From the outside, Harold is an average seven-year-old third grader growing up in the 1960s. Bored by school. Crushing on a girl. Likes movies and baseball—especially the hometown Boston Red Sox. Enjoys spending time with his grandfather. But inside Harold's mind, things are a lot more complex and unusual. His thoughts come to him as birds flying through a small rectangle in the middle of his brain. He visits an outdoor cafe on the moon and is invited aboard a spaceship by famed astronomer Carl Sagan. He envisions his own funeral procession and wonders if the driver of the hearse has even been born yet.
A strange and wonderful book ... Readers looking for a page-turner may not enjoy Harold, but for those seeking a page-lingerer, there is much to digest. There were times, however, when I found my attention wandering, particularly during a chapters-long dream sequence, when I wished to return to the classroom in the hopes that something would happen ... Harold’s brain certainly goes fast, faster even than the fastest Quicksandpiper. Take a sniff.
Largely an effort to transpose [Wright's] stand-up sensibility to fiction. Plotwise, very little happens ... Often funny, and its refusal to stay in one place means it never feels labored. But: Is it a novel? Though there are characters, there’s little in the way of character development ... That’s setting aside odd turns, factual infelicities and jokes that don’t land. Why is Harold chatting up Carl Sagan in 1965, years before he became a pop-science household name? Why is the story contemplating the schoolteacher’s sex life? Why are we on the moon, again? To which Wright can only respond: Who cares and so what? ... 'In life lots of times there is no logic,' Wright writes. 'Lots and lots of times. Lots of times.' For better and for worse, lots and lots of those times are between the covers of this book.

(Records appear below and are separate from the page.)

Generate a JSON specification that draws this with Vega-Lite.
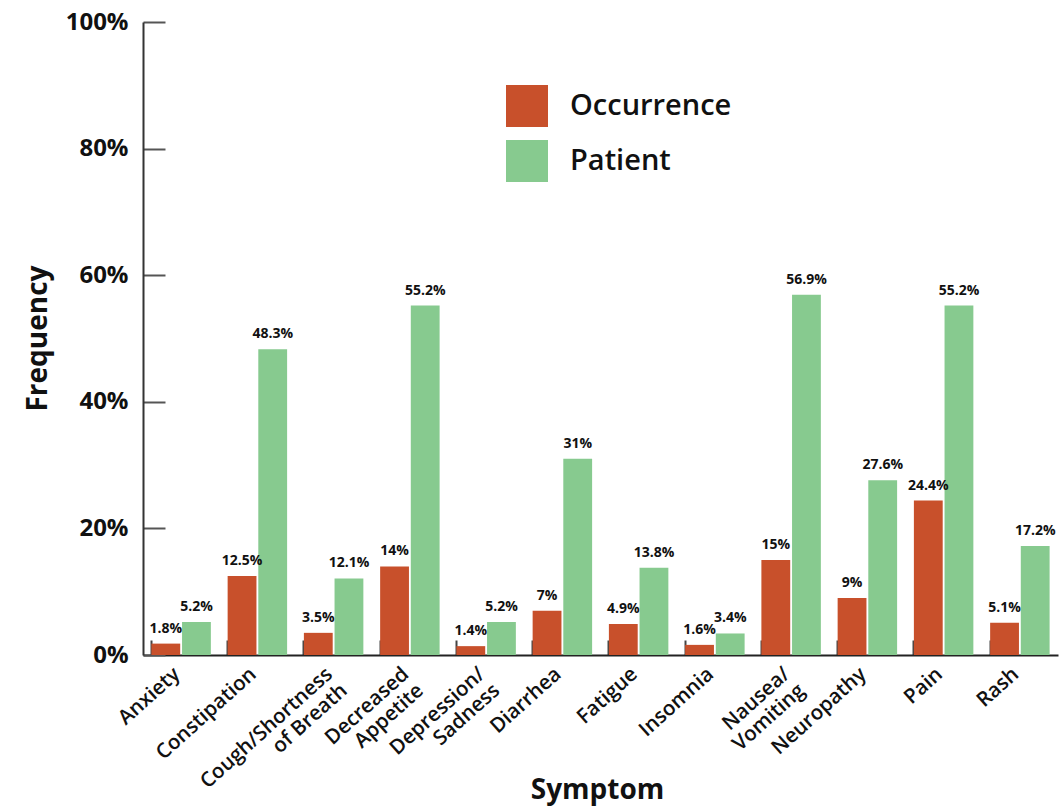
{
  "$schema": "https://vega.github.io/schema/vega-lite/v6.json",
  "width": 915,
  "height": 633,
  "autosize": {"type": "none"},
  "padding": {"left": 143, "top": 22, "right": 3, "bottom": 154},
  "background": "white",
  "config": {
    "view": {"stroke": null},
    "font": "Open Sans"
  },
  "data": {
    "values": [
      {"symptom": "Anxiety", "series": "Occurrence", "value": 0.018},
      {"symptom": "Anxiety", "series": "Patient", "value": 0.052},
      {"symptom": "Constipation", "series": "Occurrence", "value": 0.125},
      {"symptom": "Constipation", "series": "Patient", "value": 0.483},
      {"symptom": "Cough/Shortness\nof Breath", "series": "Occurrence", "value": 0.035},
      {"symptom": "Cough/Shortness\nof Breath", "series": "Patient", "value": 0.121},
      {"symptom": "Decreased\nAppetite", "series": "Occurrence", "value": 0.14},
      {"symptom": "Decreased\nAppetite", "series": "Patient", "value": 0.552},
      {"symptom": "Depression/\nSadness", "series": "Occurrence", "value": 0.014},
      {"symptom": "Depression/\nSadness", "series": "Patient", "value": 0.052},
      {"symptom": "Diarrhea", "series": "Occurrence", "value": 0.07},
      {"symptom": "Diarrhea", "series": "Patient", "value": 0.31},
      {"symptom": "Fatigue", "series": "Occurrence", "value": 0.049},
      {"symptom": "Fatigue", "series": "Patient", "value": 0.138},
      {"symptom": "Insomnia", "series": "Occurrence", "value": 0.016},
      {"symptom": "Insomnia", "series": "Patient", "value": 0.034},
      {"symptom": "Nausea/\nVomiting", "series": "Occurrence", "value": 0.15},
      {"symptom": "Nausea/\nVomiting", "series": "Patient", "value": 0.569},
      {"symptom": "Neuropathy", "series": "Occurrence", "value": 0.09},
      {"symptom": "Neuropathy", "series": "Patient", "value": 0.276},
      {"symptom": "Pain", "series": "Occurrence", "value": 0.244},
      {"symptom": "Pain", "series": "Patient", "value": 0.552},
      {"symptom": "Rash", "series": "Occurrence", "value": 0.051},
      {"symptom": "Rash", "series": "Patient", "value": 0.172}
    ]
  },
  "encoding": {
    "x": {
      "field": "symptom",
      "type": "nominal",
      "sort": null,
      "scale": {"paddingInner": 0.22, "paddingOuter": 0.11},
      "axis": {
        "title": "Symptom",
        "titleFont": "Open Sans",
        "titleFontSize": 28,
        "titleFontWeight": "bold",
        "titleColor": "#111",
        "titleX": 454,
        "titleY": 135,
        "titleBaseline": "middle",
        "titleAlign": "center",
        "labelExpr": "split(datum.label, '\\n')",
        "labelAngle": -42,
        "labelAlign": "right",
        "labelBaseline": "middle",
        "labelFont": "Open Sans",
        "labelFontSize": 20.5,
        "labelFontWeight": 600,
        "labelColor": "#111",
        "labelLineHeight": 22,
        "labelPadding": 31,
        "labelOffset": -4,
        "labelLimit": 400,
        "bandPosition": 0,
        "tickSize": -15,
        "tickColor": "#444",
        "tickWidth": 2,
        "domainColor": "#222",
        "domainWidth": 2
      }
    },
    "y": {
      "field": "value",
      "type": "quantitative",
      "scale": {"domain": [0, 1]},
      "axis": {
        "title": "Frequency",
        "titleFont": "Open Sans",
        "titleFontSize": 28,
        "titleFontWeight": "bold",
        "titleColor": "#111",
        "titleX": -105,
        "titleY": 316,
        "titleAngle": -90,
        "titleAlign": "center",
        "titleBaseline": "middle",
        "values": [0, 0.2, 0.4, 0.6, 0.8, 1],
        "format": ".0%",
        "grid": false,
        "labelFont": "Open Sans",
        "labelFontSize": 24,
        "labelFontWeight": "bold",
        "labelColor": "#111",
        "labelPadding": 37,
        "tickSize": -22,
        "tickColor": "#555",
        "tickWidth": 2,
        "domainColor": "#333",
        "domainWidth": 2
      }
    },
    "xOffset": {"field": "series", "type": "nominal", "scale": {"paddingInner": 0.06}}
  },
  "layer": [
    {
      "mark": {"type": "bar"},
      "encoding": {
        "color": {
          "field": "series",
          "type": "nominal",
          "scale": {"domain": ["Occurrence", "Patient"], "range": ["#C8502B", "#87CA8F"]},
          "legend": {
            "title": null,
            "orient": "none",
            "legendX": 363,
            "legendY": 63,
            "symbolType": "square",
            "symbolSize": 1764,
            "symbolStrokeWidth": 0,
            "symbolOpacity": 1,
            "rowPadding": 13,
            "labelFont": "Open Sans",
            "labelFontSize": 29,
            "labelFontWeight": 600,
            "labelColor": "#111",
            "labelOffset": 22,
            "labelLimit": 400
          }
        }
      }
    },
    {
      "mark": {"type": "text", "dy": -8, "font": "Open Sans", "fontSize": 14, "fontWeight": "bold", "color": "#111", "baseline": "bottom"},
      "encoding": {
        "text": {"field": "value", "type": "quantitative", "format": ".1~%"}
      }
    }
  ]
}
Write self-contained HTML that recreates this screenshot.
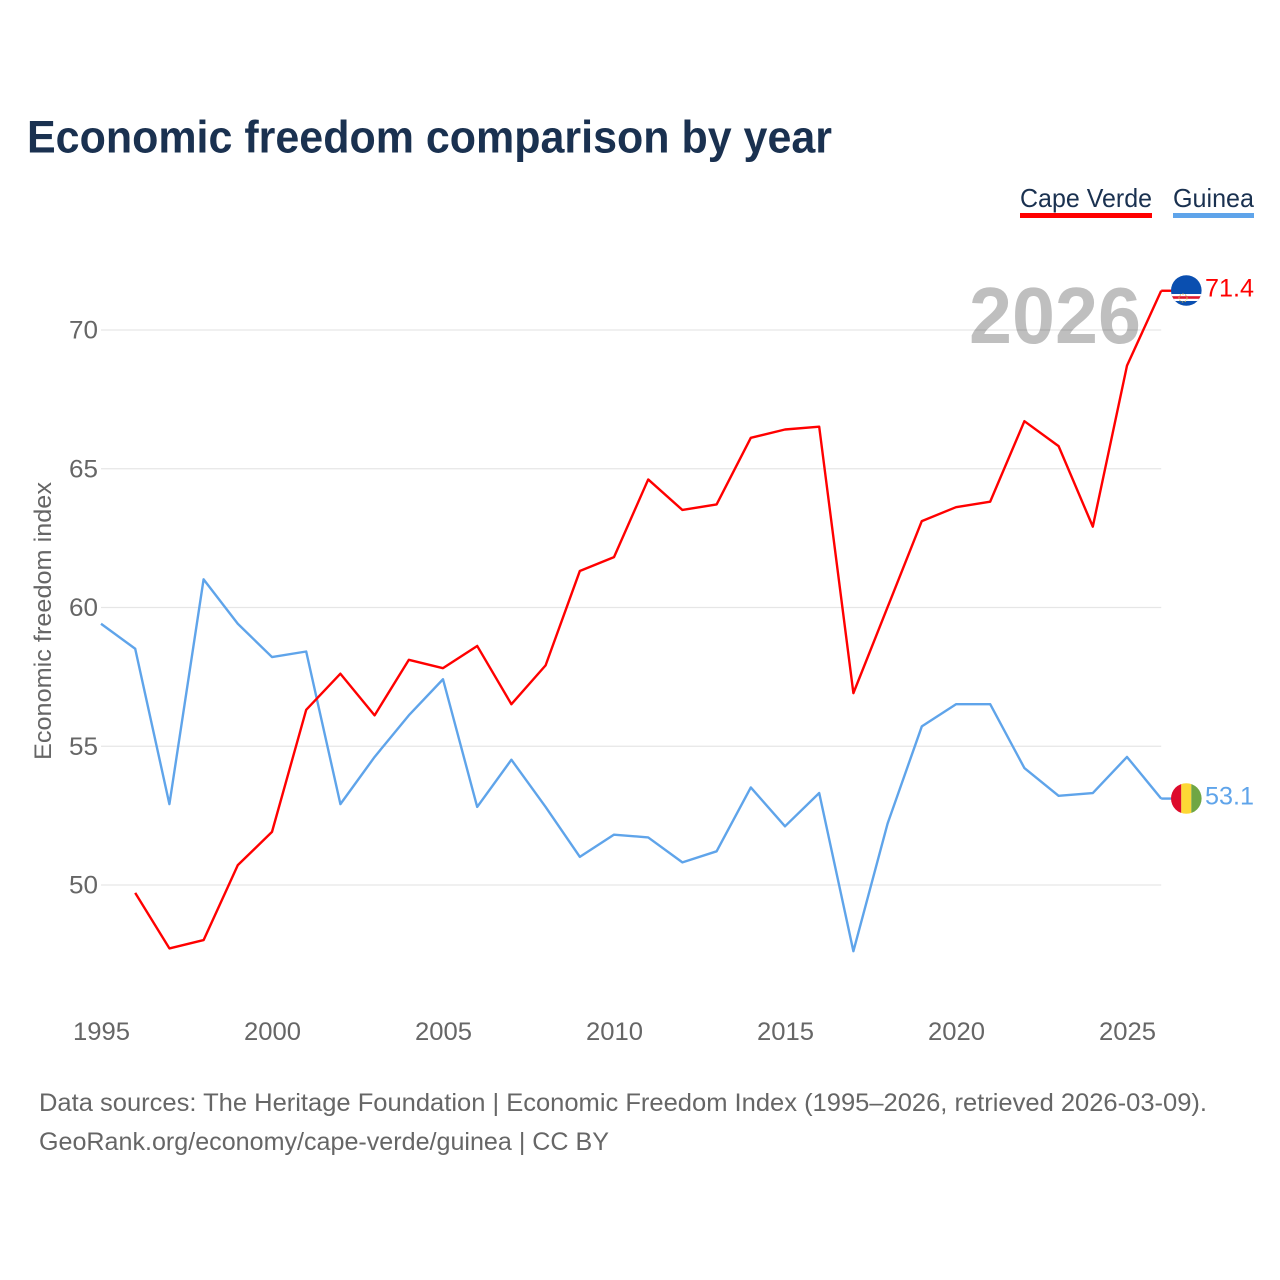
<!DOCTYPE html>
<html>
<head>
<meta charset="utf-8">
<title>Economic freedom comparison by year</title>
<style>
html,body{margin:0;padding:0;background:#fff}
svg{display:block}
text{font-family:"Liberation Sans",sans-serif}
</style>
</head>
<body>
<svg id="chart" width="1280" height="1280" viewBox="0 0 1280 1280" xmlns="http://www.w3.org/2000/svg">
  <defs>
    <clipPath id="flag-clip-cv"><circle cx="1186.3" cy="290.5" r="15.3"/></clipPath>
    <clipPath id="flag-clip-gn"><circle cx="1186.3" cy="798.5" r="15.3"/></clipPath>
  </defs>
  <rect width="1280" height="1280" fill="#fff"/>
  <text x="27" y="152.5" font-size="45" font-weight="700" fill="#1a3150" textLength="805" lengthAdjust="spacingAndGlyphs">Economic freedom comparison by year</text>

  <g>
    <text x="1020" y="207" font-size="26" fill="#1a3150" textLength="132" lengthAdjust="spacingAndGlyphs">Cape Verde</text>
    <rect x="1020" y="213" width="132" height="5" fill="#ff0000"/>
  </g>
  <g>
    <text x="1173" y="207" font-size="26" fill="#1a3150" textLength="81" lengthAdjust="spacingAndGlyphs">Guinea</text>
    <rect x="1173" y="213" width="81" height="5" fill="#5fa4ea"/>
  </g>

  <g id="grid"></g>
  <g id="y-ticks"></g>
  <g id="x-ticks"></g>
  <text transform="translate(51 760) rotate(-90)" font-size="24" fill="#666" textLength="278" lengthAdjust="spacingAndGlyphs">Economic freedom index</text>

  <g id="series"></g>

  <text x="969" y="343" font-size="80" font-weight="700" fill="#000" fill-opacity="0.25" textLength="172" lengthAdjust="spacingAndGlyphs">2026</text>

  <g clip-path="url(#flag-clip-cv)">
    <rect x="1170" y="274" width="32" height="33" fill="#0a4fb0"/>
    <rect x="1170" y="294" width="32" height="7" fill="#fff"/>
    <rect x="1170" y="296.2" width="32" height="2.6" fill="#e0182d"/>
    <circle cx="1183" cy="298" r="4" fill="none" stroke="#d8b54a" stroke-width="1" stroke-dasharray="1.5 1.5"/>
  </g>
  <text id="label-cv" x="1205" y="296.5" font-size="25" fill="#ff0000" textLength="49" lengthAdjust="spacingAndGlyphs"></text>

  <g clip-path="url(#flag-clip-gn)">
    <rect x="1170" y="782" width="11.3" height="33" fill="#dd0b2c"/>
    <rect x="1181.3" y="782" width="10" height="33" fill="#fdd835"/>
    <rect x="1191.3" y="782" width="11" height="33" fill="#6fa644"/>
  </g>
  <text id="label-gn" x="1205" y="804.5" font-size="25" fill="#5fa4ea" textLength="49" lengthAdjust="spacingAndGlyphs"></text>

  <text x="39" y="1111" font-size="25" fill="#666" textLength="1168" lengthAdjust="spacingAndGlyphs">Data sources: The Heritage Foundation | Economic Freedom Index (1995–2026, retrieved 2026-03-09).</text>
  <text x="39" y="1150" font-size="25" fill="#666" textLength="570" lengthAdjust="spacingAndGlyphs">GeoRank.org/economy/cape-verde/guinea | CC BY</text>
</svg>
<script>
const years = [1995,1996,1997,1998,1999,2000,2001,2002,2003,2004,2005,2006,2007,2008,2009,2010,2011,2012,2013,2014,2015,2016,2017,2018,2019,2020,2021,2022,2023,2024,2025,2026];
const capeVerde = [null,49.7,47.7,48.0,50.7,51.9,56.3,57.6,56.1,58.1,57.8,58.6,56.5,57.9,61.3,61.8,64.6,63.5,63.7,66.1,66.4,66.5,56.9,60.0,63.1,63.6,63.8,66.7,65.8,62.9,68.7,71.4];
const guinea = [59.4,58.5,52.9,61.0,59.4,58.2,58.4,52.9,54.6,56.1,57.4,52.8,54.5,52.8,51.0,51.8,51.7,50.8,51.2,53.5,52.1,53.3,47.6,52.2,55.7,56.5,56.5,54.2,53.2,53.3,54.6,53.1];
const yTicks = [50,55,60,65,70];
const xTicks = [1995,2000,2005,2010,2015,2020,2025];

const NS = 'http://www.w3.org/2000/svg';
const xScale = function (year) { return 101 + (year - 1995) * 34.2; };
const yScale = function (value) { return 884.6 - (value - 50) * 27.75; };

yTicks.forEach(function (tick) {
  const line = document.createElementNS(NS, 'line');
  
  
  line.setAttribute('x1', xScale(1995));
  line.setAttribute('x2', xScale(2026));
  line.setAttribute('y1', yScale(tick) + 0.4);
  line.setAttribute('y2', yScale(tick) + 0.4);
  line.setAttribute('stroke', '#e6e6e6');
  line.setAttribute('stroke-width', '1.2');
  document.getElementById('grid').appendChild(line);

  const label = document.createElementNS(NS, 'text');
  
  
  label.setAttribute('x', 98);
  label.setAttribute('y', yScale(tick) + 9);
  label.setAttribute('text-anchor', 'end');
  label.setAttribute('font-size', '25');
  label.setAttribute('fill', '#666');
  label.setAttribute('textLength', '29');
  label.setAttribute('lengthAdjust', 'spacingAndGlyphs');
  label.textContent = tick;
  document.getElementById('y-ticks').appendChild(label);
});

xTicks.forEach(function (tick) {
  const label = document.createElementNS(NS, 'text');
  
  
  label.setAttribute('x', xScale(tick) + 0.5);
  label.setAttribute('y', 1040);
  label.setAttribute('text-anchor', 'middle');
  label.setAttribute('font-size', '25');
  label.setAttribute('fill', '#666');
  label.setAttribute('textLength', '57');
  label.setAttribute('lengthAdjust', 'spacingAndGlyphs');
  label.textContent = tick;
  document.getElementById('x-ticks').appendChild(label);
});

function drawSeries(values, color, name) {
  const pts = [];
  values.forEach(function (v, i) {
    if (v !== null) pts.push(xScale(years[i]).toFixed(2) + ',' + yScale(v).toFixed(2));
  });
  const last = values[values.length - 1];
  const line = document.createElementNS(NS, 'polyline');
  
  
  line.setAttribute('points', pts.join(' '));
  line.setAttribute('fill', 'none');
  line.setAttribute('stroke', color);
  line.setAttribute('stroke-width', '2.4');
  line.setAttribute('stroke-linejoin', 'round');
  document.getElementById('series').appendChild(line);

  const connector = document.createElementNS(NS, 'line');
  
  
  connector.setAttribute('x1', xScale(years[years.length - 1]));
  connector.setAttribute('x2', xScale(years[years.length - 1]) + 12);
  connector.setAttribute('y1', yScale(last));
  connector.setAttribute('y2', yScale(last));
  connector.setAttribute('stroke', color);
  connector.setAttribute('stroke-width', '2.4');
  document.getElementById('series').appendChild(connector);
}
drawSeries(guinea, '#5fa4ea', 'line-guinea');
drawSeries(capeVerde, '#ff0000', 'line-cape-verde');

document.getElementById('label-cv').textContent = capeVerde[capeVerde.length - 1].toFixed(1);
document.getElementById('label-gn').textContent = guinea[guinea.length - 1].toFixed(1);
</script>
</body>
</html>
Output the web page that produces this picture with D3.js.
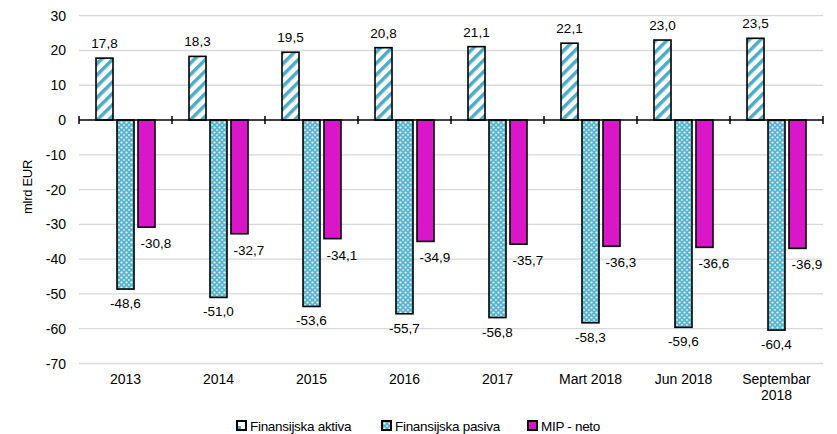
<!DOCTYPE html>
<html>
<head>
<meta charset="utf-8">
<script src="https://cdn.jsdelivr.net/npm/d3@7"></script>
<style>
  body { margin: 0; background: #fff; }
  svg { font-family: "Liberation Sans", Arial, sans-serif; }
</style>
</head>
<body>
<svg id="chart" width="837" height="434"></svg>
<script>
var categories = ["2013", "2014", "2015", "2016", "2017", "Mart 2018", "Jun 2018", "Septembar 2018"]
var aktiva = [17.8, 18.3, 19.5, 20.8, 21.1, 22.1, 23.0, 23.5]
var pasiva = [-48.6, -51.0, -53.6, -55.7, -56.8, -58.3, -59.6, -60.4]
var mip = [-30.8, -32.7, -34.1, -34.9, -35.7, -36.3, -36.6, -36.9]
var seriesNames = ["Finansijska aktiva", "Finansijska pasiva", "MIP - neto"]
var yTicks = [30, 20, 10, 0, -10, -20, -30, -40, -50, -60, -70]

var svg = d3.select("#chart")
var fmt = v => v.toFixed(1).replace(".", ",")

// patterns
var defs = svg.append("defs")
var pa = defs.append("pattern").attr("id", "stripes")
  .attr("patternUnits", "userSpaceOnUse").attr("width", 8).attr("height", 8)
  .attr("patternTransform", "rotate(45)")
pa.append("rect").attr("width", 8).attr("height", 8).attr("fill", "#fff")
pa.append("rect").attr("width", 3.5).attr("height", 8).attr("fill", "#4bacc6")

var pp = defs.append("pattern").attr("id", "dots")
  .attr("patternUnits", "userSpaceOnUse").attr("width", 5).attr("height", 5)
pp.append("rect").attr("width", 5).attr("height", 5).attr("fill", "#56b4cc")
pp.append("circle").attr("cx", 2.5).attr("cy", 2.5).attr("r", 1.1).attr("fill", "#fff")
pp.append("circle").attr("cx", 0).attr("cy", 0).attr("r", 0.9).attr("fill", "#d8f0f6")
pp.append("circle").attr("cx", 5).attr("cy", 0).attr("r", 0.9).attr("fill", "#d8f0f6")
pp.append("circle").attr("cx", 0).attr("cy", 5).attr("r", 0.9).attr("fill", "#d8f0f6")
pp.append("circle").attr("cx", 5).attr("cy", 5).attr("r", 0.9).attr("fill", "#d8f0f6")

var fills = ["url(#stripes)", "url(#dots)", "#d916c8"]

var x0 = d3.scaleBand().domain(categories).range([79, 823])
var x1 = d3.scaleBand().domain([0, 1, 2]).range([0, x0.bandwidth()])
  .paddingInner(0.19).paddingOuter(0.81)
var y = d3.scaleLinear().domain([-70, 30]).range([363.5, 15.7])

// grid
svg.append("g").selectAll("line").data(yTicks.filter(d => d !== 0)).join("line")
  .attr("x1", 79).attr("x2", 823)
  .attr("y1", d => y(d)).attr("y2", d => y(d))
  .attr("stroke", "#d9d9d9").attr("stroke-width", 1.3)

// y tick labels
svg.append("g").selectAll("text").data(yTicks).join("text")
  .attr("x", 66).attr("y", d => y(d) + 5)
  .attr("text-anchor", "end").attr("font-size", 14).attr("fill", "#000")
  .text(d => d < 0 ? "-" + Math.abs(d) : d)

svg.append("text")
  .attr("transform", "translate(32,187) rotate(-90)")
  .attr("text-anchor", "middle").attr("font-size", 13).attr("letter-spacing", -0.3)
  .text("mlrd EUR")

var data = categories.map((c, i) => ({ cat: c, vals: [aktiva[i], pasiva[i], mip[i]] }))

var groups = svg.append("g").selectAll("g").data(data).join("g")
  .attr("transform", d => `translate(${x0(d.cat)},0)`)

groups.selectAll("rect").data(d => d.vals.map((v, k) => ({ v: v, k: k }))).join("rect")
  .attr("x", d => x1(d.k))
  .attr("width", x1.bandwidth())
  .attr("y", d => y(Math.max(0, d.v)))
  .attr("height", d => Math.abs(y(d.v) - y(0)))
  .attr("fill", d => fills[d.k])
  .attr("stroke", "#000").attr("stroke-width", 1.6)

// value labels
groups.selectAll("text.lbl").data(d => d.vals.map((v, k) => ({ v: v, k: k }))).join("text")
  .attr("class", "lbl")
  .attr("font-size", 13.5).attr("text-anchor", "middle")
  .attr("x", d => d.k === 2 ? x1(d.k) + x1.bandwidth() + 1 : x1(d.k) + x1.bandwidth() / 2)
  .attr("y", d => d.k === 0 ? y(d.v) - 10 : (d.k === 1 ? y(d.v) + 19 : y(d.v) + 21))
  .text(d => fmt(d.v))

// zero axis
svg.append("line").attr("x1", 79).attr("x2", 823).attr("y1", y(0)).attr("y2", y(0))
  .attr("stroke", "#000").attr("stroke-width", 1.5)
var bounds = categories.map(c => x0(c)).concat([823])
svg.append("g").selectAll("line").data(bounds).join("line")
  .attr("x1", d => d).attr("x2", d => d)
  .attr("y1", y(0) - 4).attr("y2", y(0) + 4)
  .attr("stroke", "#000").attr("stroke-width", 1.5)

// x labels
var xl = svg.append("g").selectAll("text").data(categories).join("text")
  .attr("text-anchor", "middle").attr("font-size", 14)
  .attr("y", 384)
xl.each(function (c) {
  var t = d3.select(this)
  var cx = x0(c) + x0.bandwidth() / 2
  var parts = c.length > 10 ? c.split(" ") : [c]
  parts.forEach((p, i) => t.append("tspan").attr("x", cx).attr("dy", i === 0 ? 0 : 16).text(p))
})

// legend
var legX = [237, 382, 528]
var leg = svg.append("g").selectAll("g").data(seriesNames).join("g")
  .attr("transform", (d, i) => `translate(${legX[i]},421)`)
leg.append("rect").attr("width", 9).attr("height", 9)
  .attr("fill", (d, i) => i === 0 ? "#fff" : fills[i])
  .attr("stroke", "#000").attr("stroke-width", 2)
leg.filter((d, i) => i === 0).append("rect")
  .attr("x", 1).attr("y", 5).attr("width", 3).attr("height", 3).attr("fill", "#4bacc6")
leg.append("text").attr("x", 13).attr("y", 10)
  .attr("font-size", 13.5).attr("letter-spacing", -0.3)
  .text(d => d)
</script>
</body>
</html>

This first novel from the brilliant mind of legendary deadpan comedian Wright is a funny and poignant story of a day in the life of a precocious 1960s third-grader ... The world as seen through the title character’s eyes is full of awe-inspiring wonder and fascination and is very relatable. The sincerity of Harold’s thoughts is often coupled with a cynical sense of humor that make for a droll and thought-provoking read that never ceases to prove enjoyable.